This page briefly describes MIPSgate, which is a tiny subset of the Microprogrammed Instruction Processing Simulator (TinyMIPS), which has been implemented in GateSim logic for easy modification and extension. For a somewhat more complete specification of the MIPS architecture, see the Appendix A from Hennessy & Patterson, Computer Organization and Design (download as PDF).
TinyMIPS is more or less compatible with the SPIM
simulator, in that MIPS assembly language programs can be assembled
in SPIM, then the result saved as a log file, which TinyMIPS can read and
The following MIPS instructions should work correctly in TinyMIPS:
The three signed arithmetic operations, add, addi, and sub, work exactly the same as their unsigned cousins. The only effective difference between them and MIPS is that they cannot cause an exception in case of overflow.
The pseudo-instruction li (load immediate) sometimes assembles to the machine operation ori, which is not implemented in TinyMIPS; the ori instruction executes as xori, which gives the same results in the li pseudo-instruction sequence, and wrong results otherwise. Similarly, the nop (no operation) pseudo-instruction is actually a special case of the MIPS sll instruction, shifting register 0 left 0 places; in TinyMIPS all sll instructions are no-operations. The TinyMIPS syscall instruction is also implemented as a nop. These adaptations were necessary to accommodate the code generated by the SPIM assembler.
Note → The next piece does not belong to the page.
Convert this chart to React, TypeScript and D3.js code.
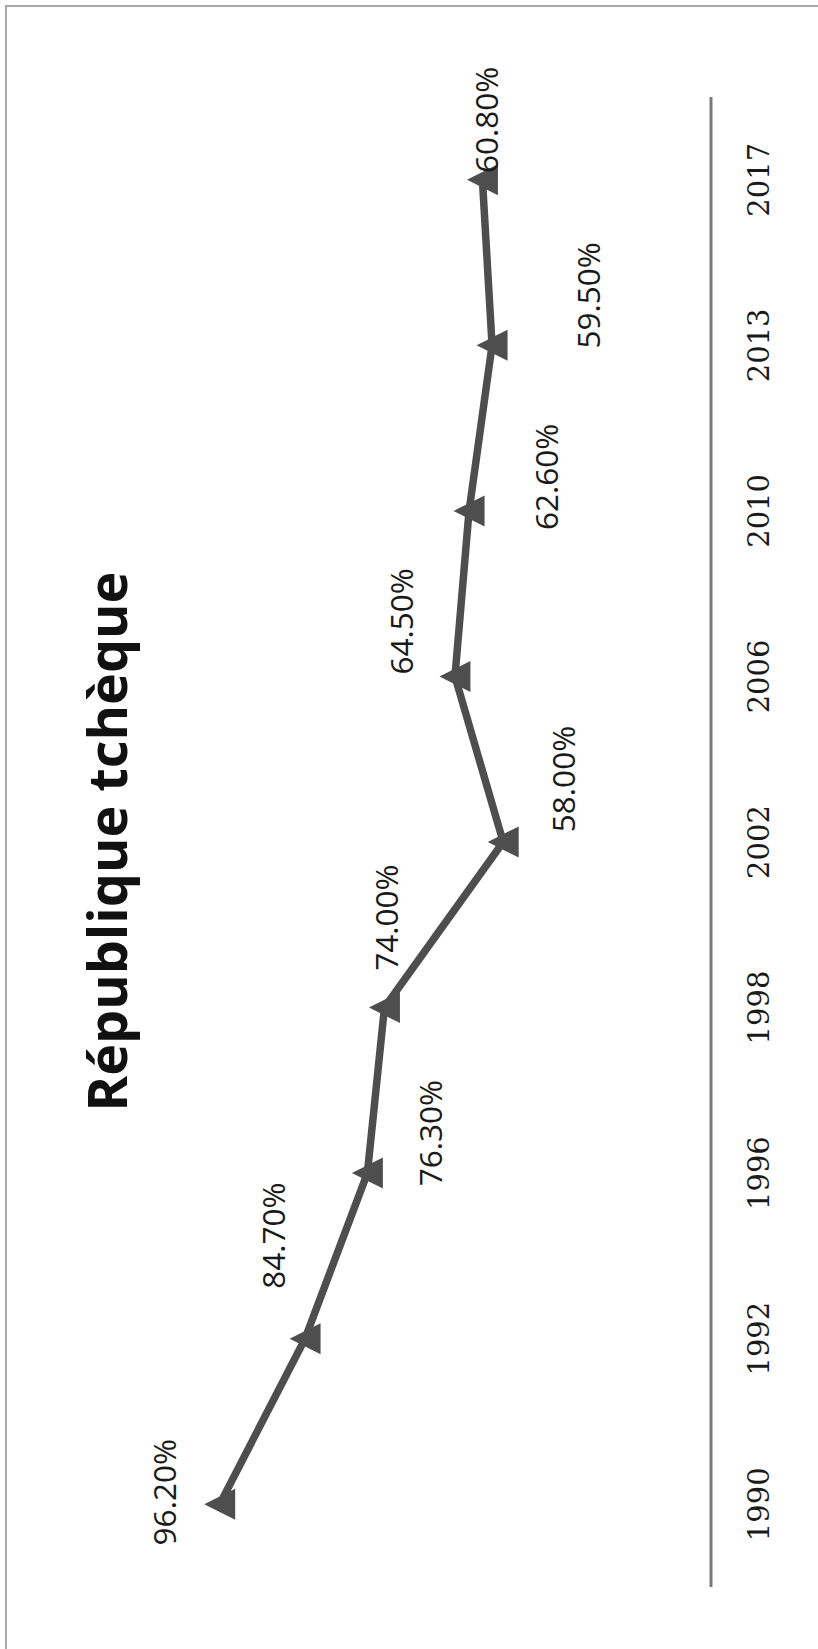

The sra (shift right arithmetic) instruction is the only shift
implemented in TinyMIPS, and it only shifts one bit; any attempt to shift
more than one place will be ignored.
Perhaps when I figure out how to make a C program with
a decent face on it, this will be easier to use.
The front of the gate specification defines four memories: The first ROM and RAM are logically combined to be the main system memory; they are separate circuits mostly because the SPIM assembler puts code and data into different addresses. These are followed by two ROMs, which are are effectively programmable logic arrays (PLAs) and serve to decode the MIPS instructions (the floating-point ROM, FDROM, is not shown in this diagram). The dots in the binary ROM words are used as "don't-care" fillers (recognized as 0s by GateSim). Each location in a ROM is one decoded instruction, accessed by the bits of the top and bottom 6-bit segments of the Instruction Register (IR), and which should execute in one cycle. Each bit (or sometimes a cluster of bits) defines one control operation, such as enabling a conditional or unconditional jump, or else selecting the jump address, and so on. Almost all the floating-point operations have a single opcode (0x11), which is further decoded in the second PLA from IR bits not otherwise decoded. However, only the register transfer and conditional branches are implemented. Floating-point arithmetic is left as an exercise for the student.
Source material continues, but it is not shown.